DENPASAR, KOMPAS — Program Tabungan Perumahan Rakyat dinilai memberatkan pekerja sektor formal ataupun informal. Alih-alih membantu masyarakat untuk memiliki rumah, program tersebut justru dikhawatirkan membebani masyarakat dan sekadar menjanjikan harapan palsu.

Sekretaris Federasi Serikat Pekerja Mandiri Indonesia (FSPMI) Regional Bali Ida I Dewa Made Raibudi Darsana mengatakan, program Tabungan Perumahan Rakyat (Tapera) masih sulit diterima dengan akal sehat.

 

”Dengan upah minimum yang masih kecil, bagaimana hal (Tapera) itu bisa terwujud dalam 20 tahun atau 25 tahun ke depan. Nilai uang pada saat itu, kan, mungkin tidak sebanding dengan harga tanah atau rumah,” kata Darsana saat dihubungi, Kamis (30/5/2025).

Berdasarkan Pasal 15 Peraturan Pemerintah Nomor 21 Tahun 2024 tentang Perubahan atas PP No 25 Tahun 2020 tentang Penyelenggaraan Tapera, besaran simpanan peserta Tapera ditetapkan 3 persen dari upah pekerja atau penghasilan pekerja mandiri.

Sementara itu, besaran upah minimum provinsi (UMP) Bali pada 2024 ditetapkan Rp 2,813 juta. Jika dirata-rata, pekerja di Bali dengan upah sesuai UMP akan menyetorkan sekitar Rp 84.410 sebagai simpanan peserta Tapera.

Jika setoran sebesar itu dilakukan selama 20 tahun, peserta Tapera akan memiliki tabungan sekitar Rp 20,25 juta. Jumlah itu tentu tidak cukup untuk membeli rumah.

”Bisa dihitung jumlahnya sangat kecil, bahkan mungkin hanya bisa untuk membeli gentengnya saja pada saat akhir program itu,” ujar Darsana.

Di sisi lain, Ketua Dewan Pengurus Daerah Real Estat Indonesia (REI) Bali Anak Agung Ngurah Made Dharma Setiawan menyatakan mendukung program Tapera. Setiawan menilai, program itu bagus karena mendidik karyawan untuk menabung. Selain itu, besaran potongan upah untuk simpanan Tapera juga dinilai tidak memberatkan pekerja.

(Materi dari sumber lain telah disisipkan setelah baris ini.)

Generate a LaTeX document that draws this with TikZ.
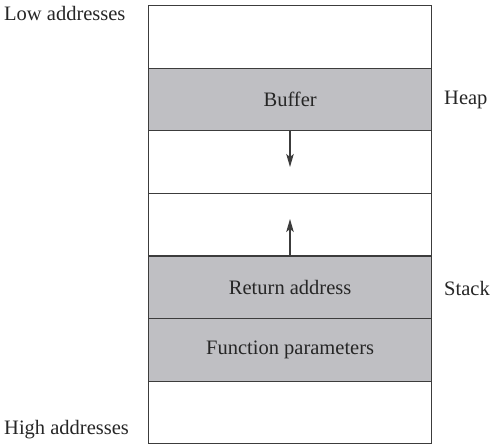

Menurut Setiawan, pemerintah tentunya sudah melakukan kajian sebelum membuat program Tapera. Apalagi, pada zaman dulu, sudah pernah ada program serupa bernama Taperum.

”Jika program Tapera sekarang sama dengan yang dulu (Taperum), maka setelah tiga tahun (tabungan) sudah bisa dijadikan uang muka untuk pembelian rumah,” kata Setiawan.

Sementara itu, Menurut Menteri Perencanaan Pembangunan Nasional (PPN)/Kepala Badan Perencanaan Nasional (Bappenas) Suharso Monoarfa, program Tapera adalah program terbuka dan bersifat altruistik. ”Mirip-mirip tabungan haji,” katanya seusai menghadiri acara di Kantor Gubernur Bali, Kota Denpasar, Rabu (29/5/2024).

Suharso menyatakan, Tapera menjadi upaya memenuhi kebutuhan rumah masyarakat. Dia menyebut, melalui program itu, pemerintah berupaya mengurangi kesenjangan antara kebutuhan rumah dan rumah yang terbangun atau backlog.

”Kebutuhan perumahan seperti deret ukur, sedangkan suplai (perumahan) seperti deret hitung,” kata Suharso.